Since its publication in 1605, readers have been enchanted by Miguel de Cervantes’s novel about a knight and his faithful squire and their quest to turn fiction into reality. The adventures of Don Quijote and Sancho Panza force readers to probe the fraught and circular relationship between life and art. How do we know when something is true? How do we negotiate conflicting versions of the truth? What happens when fictions, dreams, or outright lies becomes confused with the truth? What role does art play in catalyzing a desire to transform the world? Can this novel from the early modern period help us to better understand issues relating to gender, religion, and social class in their historical contexts? In addition to these questions, Don Quijote also has a distinctive place in literary history as the first “modern” European novel and thus helps answer questions regarding the precise nature of this narrative genre and its relation to poetry, drama, as well as short narratives. For the novel Don Quijote is many things, but it is first a foremost a story about telling stories and the power of stories to shape our perception of self and by extension our world.

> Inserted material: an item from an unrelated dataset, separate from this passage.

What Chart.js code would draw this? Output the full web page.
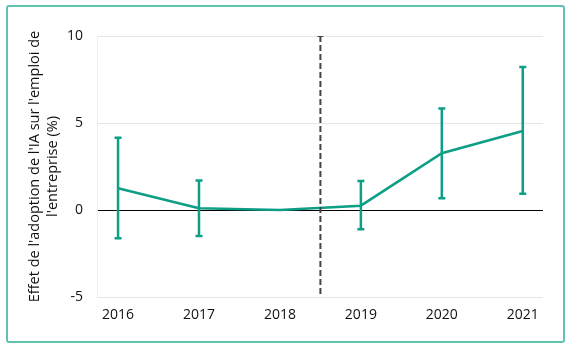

This is a bilingual course with lectures in both Spanish and English and featuring small group discussions in both languages as well as Spanglish. Students will learn about the political, cultural, and artistic history of Early Modern Spain through a sustained engagement with Cervantes’s novel and the art and criticism it has inspired. This is also a course for Spanish-language learners. Students who aim to improve their language skills must come prepared to take risks, make mistakes, and learn from the experience of expressing their opinions in class. Over the semester, students will also gain familiarity with modern criticism and theory relating to Cervantes and develop their own creative and scholarly interventions on the topic.